Short task:
Would you transcribe the whole listing exactly, minus its pictures?

## start

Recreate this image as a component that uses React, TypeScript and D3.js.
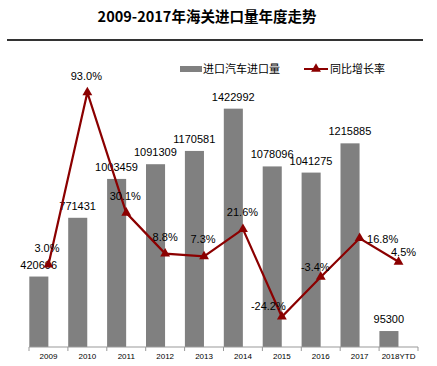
import * as d3 from "d3";
import React from "react";

const years = ["2009", "2010", "2011", "2012", "2013", "2014", "2015", "2016", "2017", "2018YTD"];
const imports = [420696, 771431, 1003459, 1091309, 1170581, 1422992, 1078096, 1041275, 1215885, 95300];
const growth = [3.0, 93.0, 30.1, 8.8, 7.3, 21.6, -24.2, -3.4, 16.8, 4.5];
// label nudges for the growth labels (dx, dy from the marker)
const growthLabelOffsets = [
  [-1.5, -13], [-1, -12], [-1, -13], [0, -13], [-1, -13],
  [-0.5, -13], [-13.5, -6.5], [-5.5, -6], [23, 5], [5, -6],
];

const W = 437;
const H = 366;
const lineColor = "#8B0000";
const barColor = "#808080";
const numFont = "'Liberation Sans', Arial, sans-serif";
const cjkFont = "'Noto Sans CJK SC', 'Noto Sans', sans-serif";

const App = () => {
  const x = d3.scaleBand().domain(years).range([29, 418]).padding(0);
  const bw = x.bandwidth();
  const yBar = d3.scaleLinear().domain([0, 1600000]).range([347, 79]);
  const yLine = d3.scaleLinear().domain([-40, 100]).range([347, 79]);

  const cx = (c: string) => (x(c) as number) + bw / 2;
  const line = d3
    .line<number>()
    .x((_d, i) => cx(years[i]))
    .y((d) => yLine(d));

  const tri = d3.symbol().type(d3.symbolTriangle).size(42)();

  return (
    <svg
      width={W}
      height={H}
      style={{ position: "absolute", left: 0, top: 0, background: "#fff" }}
    >
      <text
        x={207}
        y={22}
        textAnchor="middle"
        fontFamily={cjkFont}
        fontWeight="bold"
        fontSize={14.5}
        fill="#000"
      >
        2009-2017年海关进口量年度走势
      </text>
      <line x1={7} x2={423} y1={40} y2={40} stroke="#333" strokeWidth={2} />

      {/* legend */}
      <rect x={180} y={66} width={22} height={6} fill={barColor} />
      <text x={203} y={73} fontFamily={cjkFont} fontSize={11} fill="#000">
        进口汽车进口量
      </text>
      <line x1={304} x2={328} y1={69} y2={69} stroke={lineColor} strokeWidth={2} />
      <path d={tri as string} transform="translate(316,69)" fill={lineColor} transform-origin="" />
      <text x={330} y={73} fontFamily={cjkFont} fontSize={11} fill="#000">
        同比增长率
      </text>

      {/* bars */}
      {years.map((c, i) => (
        <rect
          key={c}
          x={(x(c) as number) + 0.3}
          y={yBar(imports[i])}
          width={bw * 0.49}
          height={yBar(0) - yBar(imports[i])}
          fill={barColor}
        />
      ))}
      {years.map((c, i) => (
        <text
          key={"bl" + c}
          x={(x(c) as number) + bw * 0.25}
          y={yBar(imports[i]) - 8}
          textAnchor="middle"
          fontFamily={numFont}
          fontSize={11}
          fill="#000"
        >
          {imports[i]}
        </text>
      ))}

      {/* axis */}
      <line x1={29} x2={418} y1={347} y2={347} stroke="#999" strokeWidth={1} />
      {[...years.map((c) => x(c) as number), 418].map((t, i) => (
        <line key={"t" + i} x1={t} x2={t} y1={347} y2={351} stroke="#999" />
      ))}
      {years.map((c) => (
        <text
          key={"xl" + c}
          x={cx(c)}
          y={359}
          textAnchor="middle"
          fontFamily={numFont}
          fontSize={8}
          fill="#000"
        >
          {c}
        </text>
      ))}

      {/* growth line */}
      <path d={line(growth) as string} fill="none" stroke={lineColor} strokeWidth={2.2} />
      {years.map((c, i) => (
        <path
          key={"m" + c}
          d={tri as string}
          transform={`translate(${cx(c)},${yLine(growth[i])})`}
          fill={lineColor}
        />
      ))}
      {years.map((c, i) => (
        <text
          key={"gl" + c}
          x={cx(c) + growthLabelOffsets[i][0]}
          y={yLine(growth[i]) + growthLabelOffsets[i][1]}
          textAnchor="middle"
          fontFamily={numFont}
          fontSize={11}
          fill="#000"
        >
          {growth[i].toFixed(1) + "%"}
        </text>
      ))}
    </svg>
  );
};

export default App;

## end

Result for this exercise:
Recreate this image as a component that uses React, TypeScript and D3.js.
import * as d3 from "d3";
import React from "react";

const years = ["2009", "2010", "2011", "2012", "2013", "2014", "2015", "2016", "2017", "2018YTD"];
const imports = [420696, 771431, 1003459, 1091309, 1170581, 1422992, 1078096, 1041275, 1215885, 95300];
const growth = [3.0, 93.0, 30.1, 8.8, 7.3, 21.6, -24.2, -3.4, 16.8, 4.5];
// label nudges for the growth labels (dx, dy from the marker)
const growthLabelOffsets = [
  [-1.5, -13], [-1, -12], [-1, -13], [0, -13], [-1, -13],
  [-0.5, -13], [-13.5, -6.5], [-5.5, -6], [23, 5], [5, -6],
];

const W = 437;
const H = 366;
const lineColor = "#8B0000";
const barColor = "#808080";
const numFont = "'Liberation Sans', Arial, sans-serif";
const cjkFont = "'Noto Sans CJK SC', 'Noto Sans', sans-serif";

const App = () => {
  const x = d3.scaleBand().domain(years).range([29, 418]).padding(0);
  const bw = x.bandwidth();
  const yBar = d3.scaleLinear().domain([0, 1600000]).range([347, 79]);
  const yLine = d3.scaleLinear().domain([-40, 100]).range([347, 79]);

  const cx = (c: string) => (x(c) as number) + bw / 2;
  const line = d3
    .line<number>()
    .x((_d, i) => cx(years[i]))
    .y((d) => yLine(d));

  const tri = d3.symbol().type(d3.symbolTriangle).size(42)();

  return (
    <svg
      width={W}
      height={H}
      style={{ position: "absolute", left: 0, top: 0, background: "#fff" }}
    >
      <text
        x={207}
        y={22}
        textAnchor="middle"
        fontFamily={cjkFont}
        fontWeight="bold"
        fontSize={14.5}
        fill="#000"
      >
        2009-2017年海关进口量年度走势
      </text>
      <line x1={7} x2={423} y1={40} y2={40} stroke="#333" strokeWidth={2} />

      {/* legend */}
      <rect x={180} y={66} width={22} height={6} fill={barColor} />
      <text x={203} y={73} fontFamily={cjkFont} fontSize={11} fill="#000">
        进口汽车进口量
      </text>
      <line x1={304} x2={328} y1={69} y2={69} stroke={lineColor} strokeWidth={2} />
      <path d={tri as string} transform="translate(316,69)" fill={lineColor} transform-origin="" />
      <text x={330} y={73} fontFamily={cjkFont} fontSize={11} fill="#000">
        同比增长率
      </text>

      {/* bars */}
      {years.map((c, i) => (
        <rect
          key={c}
          x={(x(c) as number) + 0.3}
          y={yBar(imports[i])}
          width={bw * 0.49}
          height={yBar(0) - yBar(imports[i])}
          fill={barColor}
        />
      ))}
      {years.map((c, i) => (
        <text
          key={"bl" + c}
          x={(x(c) as number) + bw * 0.25}
          y={yBar(imports[i]) - 8}
          textAnchor="middle"
          fontFamily={numFont}
          fontSize={11}
          fill="#000"
        >
          {imports[i]}
        </text>
      ))}

      {/* axis */}
      <line x1={29} x2={418} y1={347} y2={347} stroke="#999" strokeWidth={1} />
      {[...years.map((c) => x(c) as number), 418].map((t, i) => (
        <line key={"t" + i} x1={t} x2={t} y1={347} y2={351} stroke="#999" />
      ))}
      {years.map((c) => (
        <text
          key={"xl" + c}
          x={cx(c)}
          y={359}
          textAnchor="middle"
          fontFamily={numFont}
          fontSize={8}
          fill="#000"
        >
          {c}
        </text>
      ))}

      {/* growth line */}
      <path d={line(growth) as string} fill="none" stroke={lineColor} strokeWidth={2.2} />
      {years.map((c, i) => (
        <path
          key={"m" + c}
          d={tri as string}
          transform={`translate(${cx(c)},${yLine(growth[i])})`}
          fill={lineColor}
        />
      ))}
      {years.map((c, i) => (
        <text
          key={"gl" + c}
          x={cx(c) + growthLabelOffsets[i][0]}
          y={yLine(growth[i]) + growthLabelOffsets[i][1]}
          textAnchor="middle"
          fontFamily={numFont}
          fontSize={11}
          fill="#000"
        >
          {growth[i].toFixed(1) + "%"}
        </text>
      ))}
    </svg>
  );
};

export default App;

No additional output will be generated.